Le Magazine littéraire, février 2002, par Lionel Richard
Le court texte intitulé ici, en édition bilingue, Entretien dans la montagne, a été traduit également par Jean Launay, dans le recueil Le Méridien et autres proses des éditions du Seuil, sous le titre Dialogue dans la montagne. C’est le seul exemple qui puisse témoigner d’un Paul Celan non seulement poète mais raconteur d’histoires, praticien d’une prose narrative. Celan devait rencontrer le philosophe Theodor W. Adorno en Engadine, et ce dernier n’a pu venir. Le rendez-vous raté l’a conduit à écrire ces quelques pages en août 1959. Elles furent publiées dans une revue en 1960.
La marche dans la montagne donne lieu, pour Celan, à une autre rencontre : il se remémore la nouvelle que Georg Büchner a consacrée à la schizophrénie de l’auteur dramatique du Sturm und Drang Jakob Michael Reinhold Lenz.

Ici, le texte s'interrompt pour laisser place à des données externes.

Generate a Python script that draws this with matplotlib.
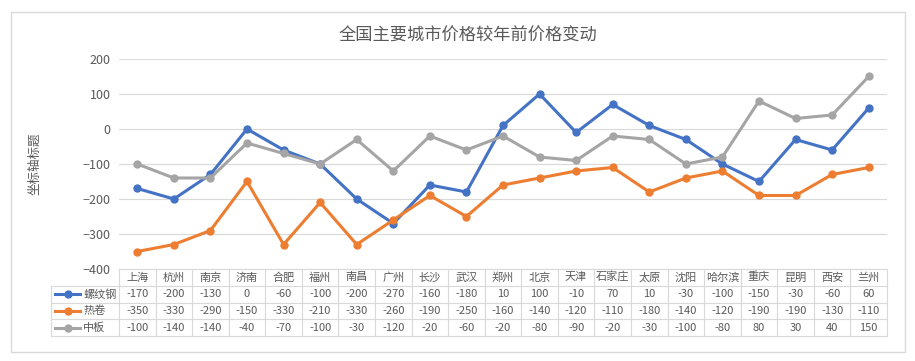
import matplotlib.pyplot as plt
import matplotlib.transforms as mtransforms
from matplotlib.lines import Line2D
from matplotlib.patches import Rectangle

plt.rcParams["font.family"] = ["Noto Sans CJK SC", "DejaVu Sans"]

cities = ["上海", "杭州", "南京", "济南", "合肥", "福州", "南昌", "广州", "长沙", "武汉", "郑州",
          "北京", "天津", "石家庄", "太原", "沈阳", "哈尔滨", "重庆", "昆明", "西安", "兰州"]
rebar = [-170, -200, -130, 0, -60, -100, -200, -270, -160, -180, 10,
         100, -10, 70, 10, -30, -100, -150, -30, -60, 60]
hot_coil = [-350, -330, -290, -150, -330, -210, -330, -260, -190, -250, -160,
            -140, -120, -110, -180, -140, -120, -190, -190, -130, -110]
plate = [-100, -140, -140, -40, -70, -100, -30, -120, -20, -60, -20,
         -80, -90, -20, -30, -100, -80, 80, 30, 40, 150]

series = [("螺纹钢", rebar, "#4472C4"), ("热卷", hot_coil, "#ED7D31"), ("中板", plate, "#A5A5A5")]
yticks = [-400, -300, -200, -100, 0, 100, 200]

W, H = 915, 361
fig = plt.figure(figsize=(W / 100, H / 100), dpi=100)
ax = fig.add_axes([119 / W, 92 / H, 768 / W, 210 / H])

# chart border
fig.patches.append(Rectangle((11 / W, 9 / H), 894 / W, 340 / H, transform=fig.transFigure,
                             fill=False, edgecolor="#d9d9d9", linewidth=1))

x = list(range(len(cities)))
for name, vals, color in series:
    ax.plot(x, vals, color=color, linewidth=2.2, marker="o", markersize=5, zorder=3)

ax.set_xlim(-0.5, len(cities) - 0.5)
ax.set_ylim(-400, 200)
ax.set_yticks(yticks)
ax.set_xticks([])
ax.grid(axis="y", color="#d9d9d9", linewidth=0.8)
ax.set_axisbelow(True)
for s in ax.spines.values():
    s.set_visible(False)
ax.tick_params(axis="y", length=0, labelsize=9, labelcolor="#595959", pad=6)

fig.text(467.5 / W, 1 - 35.5 / H, "全国主要城市价格较年前价格变动", ha="center", va="center",
         fontsize=12.4, color="#595959")
fig.text(35 / W, 1 - 164 / H, "坐标轴标题", rotation=90, ha="center", va="center",
         fontsize=9, color="#595959")

# data table below the axis
tr = mtransforms.blended_transform_factory(ax.transData, ax.transAxes)
rh = 16.8 / 210
grid_c = "#d9d9d9"
n = len(cities)
lab_left = (51 - 119) / 768

# horizontal lines
ax.plot([-0.5, n - 0.5], [0, 0], transform=tr, color=grid_c, lw=0.8, clip_on=False)
for r in range(1, 5):
    ax.plot([lab_left, 1], [-r * rh, -r * rh], transform=ax.transAxes, color=grid_c,
            lw=0.8, clip_on=False)
# vertical lines
for i in range(n + 1):
    ax.plot([i - 0.5, i - 0.5], [0, -4 * rh], transform=tr, color=grid_c, lw=0.8, clip_on=False)
ax.plot([lab_left, lab_left], [-rh, -4 * rh], transform=ax.transAxes, color=grid_c,
        lw=0.8, clip_on=False)

for i, c in enumerate(cities):
    ax.text(i, -0.5 * rh, c, transform=tr, ha="center", va="center", fontsize=8,
            color="#595959", clip_on=False)

for r, (name, vals, color) in enumerate(series, start=1):
    yc = -(r + 0.5) * rh
    ax.add_line(Line2D([(55 - 119) / 768, (80 - 119) / 768], [yc, yc], transform=ax.transAxes,
                       color=color, lw=2.2, clip_on=False))
    ax.add_line(Line2D([(67.5 - 119) / 768], [yc], transform=ax.transAxes, color=color,
                       marker="o", markersize=5, clip_on=False))
    ax.text((83 - 119) / 768, yc, name, transform=ax.transAxes, ha="left", va="center",
            fontsize=8, color="#595959", clip_on=False)
    for i, v in enumerate(vals):
        ax.text(i, yc, str(v), transform=tr, ha="center", va="center", fontsize=8,
                color="#595959", clip_on=False)

fig.savefig("out.png", dpi=100)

Nouvelle célèbre, qui s’ouvre sur l’errance de Lenz dans la neige. Imitant en partie le style de Büchner, Celan transcrit en une sorte de parabole l’héritage de l’identité juive.

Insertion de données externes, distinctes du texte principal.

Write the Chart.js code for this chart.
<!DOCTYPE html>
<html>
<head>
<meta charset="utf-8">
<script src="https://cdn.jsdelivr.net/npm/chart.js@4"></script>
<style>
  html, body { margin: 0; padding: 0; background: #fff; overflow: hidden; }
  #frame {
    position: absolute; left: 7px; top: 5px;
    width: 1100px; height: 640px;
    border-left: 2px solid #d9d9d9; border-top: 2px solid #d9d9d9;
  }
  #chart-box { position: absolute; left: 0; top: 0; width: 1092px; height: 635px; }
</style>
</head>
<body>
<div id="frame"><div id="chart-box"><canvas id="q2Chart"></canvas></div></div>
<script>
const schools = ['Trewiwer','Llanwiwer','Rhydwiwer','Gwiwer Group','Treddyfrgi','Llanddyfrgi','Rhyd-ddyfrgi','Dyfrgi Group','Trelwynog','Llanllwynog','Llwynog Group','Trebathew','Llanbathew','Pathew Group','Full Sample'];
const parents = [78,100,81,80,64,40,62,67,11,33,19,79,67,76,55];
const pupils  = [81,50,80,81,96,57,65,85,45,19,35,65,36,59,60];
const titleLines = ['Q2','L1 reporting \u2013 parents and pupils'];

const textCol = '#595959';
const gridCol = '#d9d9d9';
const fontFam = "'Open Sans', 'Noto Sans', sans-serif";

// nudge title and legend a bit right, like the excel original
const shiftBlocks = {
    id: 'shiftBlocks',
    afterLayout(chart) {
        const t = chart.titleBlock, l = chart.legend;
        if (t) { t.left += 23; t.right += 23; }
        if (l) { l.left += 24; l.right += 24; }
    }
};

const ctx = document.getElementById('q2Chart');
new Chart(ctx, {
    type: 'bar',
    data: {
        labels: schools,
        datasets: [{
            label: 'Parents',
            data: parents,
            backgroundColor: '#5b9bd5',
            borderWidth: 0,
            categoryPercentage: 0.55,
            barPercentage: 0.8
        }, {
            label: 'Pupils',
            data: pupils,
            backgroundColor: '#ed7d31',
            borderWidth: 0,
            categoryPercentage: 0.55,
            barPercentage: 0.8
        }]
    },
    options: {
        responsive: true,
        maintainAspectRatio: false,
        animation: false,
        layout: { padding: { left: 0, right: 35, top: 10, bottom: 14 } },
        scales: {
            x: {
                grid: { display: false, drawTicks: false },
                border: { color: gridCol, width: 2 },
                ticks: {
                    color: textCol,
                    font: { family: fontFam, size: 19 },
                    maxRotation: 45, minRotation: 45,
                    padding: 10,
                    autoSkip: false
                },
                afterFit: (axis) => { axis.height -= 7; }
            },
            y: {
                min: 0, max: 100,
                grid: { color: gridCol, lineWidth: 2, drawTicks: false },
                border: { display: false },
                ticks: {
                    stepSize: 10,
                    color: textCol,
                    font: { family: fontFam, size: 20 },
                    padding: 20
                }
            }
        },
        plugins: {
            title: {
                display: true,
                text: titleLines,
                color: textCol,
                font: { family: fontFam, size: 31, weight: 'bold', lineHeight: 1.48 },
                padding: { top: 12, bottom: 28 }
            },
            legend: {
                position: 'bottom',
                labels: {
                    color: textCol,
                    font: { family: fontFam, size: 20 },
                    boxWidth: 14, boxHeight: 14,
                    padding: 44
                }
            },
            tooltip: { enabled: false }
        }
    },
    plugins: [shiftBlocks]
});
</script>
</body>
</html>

Complémentairement, l’exégèse de ce texte que tente Stéphane Mosès est d’un grand intérêt. Mosès le considère comme une polyphonie, et il y distingue quatre voix narratives. Ce « détour par l’Autre », cette « sortie hors de soi », ne serait qu’une interrogation de Celan sur lui-même et sur la langue qu’il utilise : l’allemand. Deux de ces voix narratives utilisent en effet la langue populaire des Juifs, certaines formes de judéo-allemand et de yiddish. Celan prendrait donc en charge son identité en rendant toute sa dignité au « langage des opprimés ».